New Jersey, the only state to have a pension funded status worse than Illinois’s (according to Pew’s 2020 compilation based on 2018 data), is quite pleased with itself because, as the state announced in a recent press release,
“State Treasurer Elizabeth Maher Muoio announced that the Treasury Department today kicked off the start of the new fiscal year by paying the full state-funded portion of the $6.9 billion pension contribution slated for Fiscal Year 2022 (FY 2022). This marks the first time in more than 25 years that New Jersey is making the full Actuarially Determined Contribution to the Pension Fund, plus an additional $505 million contribution, and also the first time in years that the state has made a lump sum payment, rather than quarterly payments.”
And Senate President Stephen Sweeney believes he has a solution to reduce the burden of these pension payments, in the form of the Retirement Infrastructure Collateralized Holdings Fund (yes, the “RICH Fund”), as proposed in legislation being considered by the New Jersey Senate, which he promotes in a commentary at NJ Spotlight News. He writes,
“That is why we have developed legislation to enable our state and local pension systems to add revenue-generating assets like water and sewage treatment systems, High Occupancy Toll (HOT) lanes, parking facilities and real estate to provide new, diversified sources of revenue for their investment portfolios.
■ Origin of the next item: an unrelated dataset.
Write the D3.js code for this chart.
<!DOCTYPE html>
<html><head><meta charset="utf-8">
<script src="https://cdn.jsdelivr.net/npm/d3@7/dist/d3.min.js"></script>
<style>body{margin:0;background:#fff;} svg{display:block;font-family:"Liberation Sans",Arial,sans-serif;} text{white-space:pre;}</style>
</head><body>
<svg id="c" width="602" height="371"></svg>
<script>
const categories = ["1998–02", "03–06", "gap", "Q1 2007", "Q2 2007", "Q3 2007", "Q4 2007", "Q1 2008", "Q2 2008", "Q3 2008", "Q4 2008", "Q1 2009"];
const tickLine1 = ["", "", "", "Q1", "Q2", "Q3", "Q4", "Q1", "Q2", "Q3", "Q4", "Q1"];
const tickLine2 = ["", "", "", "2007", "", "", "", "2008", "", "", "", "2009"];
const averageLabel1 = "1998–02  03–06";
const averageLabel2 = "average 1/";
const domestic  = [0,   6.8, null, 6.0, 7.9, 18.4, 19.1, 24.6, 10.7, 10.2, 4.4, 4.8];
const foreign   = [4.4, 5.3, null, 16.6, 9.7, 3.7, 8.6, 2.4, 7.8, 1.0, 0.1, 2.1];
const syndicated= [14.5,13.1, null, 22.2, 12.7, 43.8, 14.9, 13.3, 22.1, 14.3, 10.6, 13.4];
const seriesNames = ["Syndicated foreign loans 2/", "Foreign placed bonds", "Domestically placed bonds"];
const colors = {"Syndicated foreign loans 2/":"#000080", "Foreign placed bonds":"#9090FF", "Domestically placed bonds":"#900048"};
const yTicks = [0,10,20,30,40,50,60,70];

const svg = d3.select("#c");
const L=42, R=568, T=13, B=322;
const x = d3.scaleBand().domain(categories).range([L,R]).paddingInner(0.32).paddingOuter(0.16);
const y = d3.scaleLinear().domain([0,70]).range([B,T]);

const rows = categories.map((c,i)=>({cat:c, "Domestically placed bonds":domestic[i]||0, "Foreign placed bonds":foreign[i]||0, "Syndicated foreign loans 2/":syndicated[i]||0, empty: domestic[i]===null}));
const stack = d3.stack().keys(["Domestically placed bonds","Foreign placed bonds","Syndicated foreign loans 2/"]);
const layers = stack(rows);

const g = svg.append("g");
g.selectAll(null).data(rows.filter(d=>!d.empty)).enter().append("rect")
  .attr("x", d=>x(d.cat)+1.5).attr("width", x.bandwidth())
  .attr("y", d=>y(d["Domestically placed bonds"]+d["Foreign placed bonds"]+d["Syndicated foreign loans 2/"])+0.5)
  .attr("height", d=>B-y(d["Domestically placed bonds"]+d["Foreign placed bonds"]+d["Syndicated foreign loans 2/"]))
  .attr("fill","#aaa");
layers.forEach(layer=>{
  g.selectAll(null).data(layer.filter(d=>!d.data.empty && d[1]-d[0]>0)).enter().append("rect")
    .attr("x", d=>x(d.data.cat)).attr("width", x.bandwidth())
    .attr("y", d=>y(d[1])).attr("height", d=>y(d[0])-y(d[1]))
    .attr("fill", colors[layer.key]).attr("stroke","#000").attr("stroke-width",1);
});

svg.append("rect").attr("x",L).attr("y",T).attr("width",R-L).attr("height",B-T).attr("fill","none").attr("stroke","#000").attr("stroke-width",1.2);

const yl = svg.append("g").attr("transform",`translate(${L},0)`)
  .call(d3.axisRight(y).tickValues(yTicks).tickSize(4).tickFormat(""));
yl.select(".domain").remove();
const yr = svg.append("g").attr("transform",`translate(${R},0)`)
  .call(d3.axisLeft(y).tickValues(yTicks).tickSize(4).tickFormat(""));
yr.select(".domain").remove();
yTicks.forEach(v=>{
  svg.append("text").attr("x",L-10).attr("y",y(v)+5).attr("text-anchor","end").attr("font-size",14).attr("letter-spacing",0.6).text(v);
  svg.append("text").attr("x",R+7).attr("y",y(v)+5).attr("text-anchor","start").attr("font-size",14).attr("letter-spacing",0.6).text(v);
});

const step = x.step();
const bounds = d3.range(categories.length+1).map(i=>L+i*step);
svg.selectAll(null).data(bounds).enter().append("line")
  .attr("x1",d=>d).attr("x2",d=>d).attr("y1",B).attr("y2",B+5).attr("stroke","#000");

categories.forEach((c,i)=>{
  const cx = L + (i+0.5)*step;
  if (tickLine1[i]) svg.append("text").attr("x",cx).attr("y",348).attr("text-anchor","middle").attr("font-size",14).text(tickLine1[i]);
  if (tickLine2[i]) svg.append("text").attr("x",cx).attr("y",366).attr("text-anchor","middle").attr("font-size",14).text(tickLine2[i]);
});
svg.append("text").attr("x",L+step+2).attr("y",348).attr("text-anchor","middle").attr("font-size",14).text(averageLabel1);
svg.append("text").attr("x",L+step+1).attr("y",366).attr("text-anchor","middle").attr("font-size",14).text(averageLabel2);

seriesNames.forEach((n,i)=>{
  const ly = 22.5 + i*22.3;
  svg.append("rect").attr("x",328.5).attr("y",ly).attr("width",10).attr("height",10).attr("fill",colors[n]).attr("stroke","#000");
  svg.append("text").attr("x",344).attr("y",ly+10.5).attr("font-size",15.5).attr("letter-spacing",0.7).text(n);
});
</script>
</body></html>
“Senate Bill 3637, which may be considered by the Senate Budget and Appropriations Committee this week, would create the Retirement Infrastructure Collateralized Holdings Fund — RICH, for short — as an infrastructure trust fund to hold and manage assets transferred to the public corporation by state and local governments for the benefit of New Jersey’s public employee pension funds.
“This would not only bolster the pension system, but also give state and local governments powerful new tools for preserving public ownership, improving public stewardship, and maximizing public benefit. . . .
“The state and local governments own water systems, reservoirs, real estate and parking lots that could generate stable revenue for pension systems in the same way that the Lottery system has for the past several years.”
But none of the assets listed, when publicly-owned, are intended to be profit-generating! People expect their water treatment and sewage-treatment systems to operate at cost, to provide clean water and dispose of human waste in a sanitary manner, to protect public health. We expect our government officials to manage these systems at a cost that’s as affordable as possible while still keeping systems in good repair, and all the more so for the sake of the low-income among us. To be sure, private companies are gaining market share in the United States, providing water for one in six Americans, according to The American Prospect. And while the rationale for privatization can potentially be sound — the inability of a municipality, especially a small one, to fund needed improvements, and the expectation that a large multinational can manage more effectively, generally-speaking — too often (as reported at the Philidelphia Inquirer) towns simply perceive of it as a quick cash infusion, regardless of the long-term cost to residents in the form of higher rates. (And, yes, Chicagoans will be quick to share their painful experience with parking meters, 75 years’ of revenue from which was sold to a private company for a one-time cash payment of $1.16 billion, in a 2009 transaction under former mayor Daley.)
In other words, when these components of core public infrastructure become a source of profit, it is a sign not of sound governance, but of misgovernment. Any instance in which the management of a system of infrastructure is contracted out to a private entity, should be limited to cases in which that private entity can better manage the system, and earn a profit from the savings derived from superior management. Handing over such an asset to a public fund, which would in turn need to contract with a third party to manage the asset, would not suit the bill.
What it comes down to, then, is that Sweeney is proposing to fund state pensions through a set of taxes which are hidden to the public. How many residents, after all, when they see their water bill go up, or pay more on the toll roads, will be aware that these new rates are for the purpose of funding pensions? What’s more, these sorts of revenue-raisers are far more regressive, with higher relative costs for lower-income residents, than a simple income tax. No one should be patting themselves on the back as if they have come up with an innovative solution here!
Perhaps it’s for this reason that Illinois abandoned its plan to fund pensions through asset transfers — not with a public announcement, of course, but simply by letting the task force die a quiet death, never releasing the draft report its members had prepared. At least in this respect, Illinois appears to have dodged a bullet.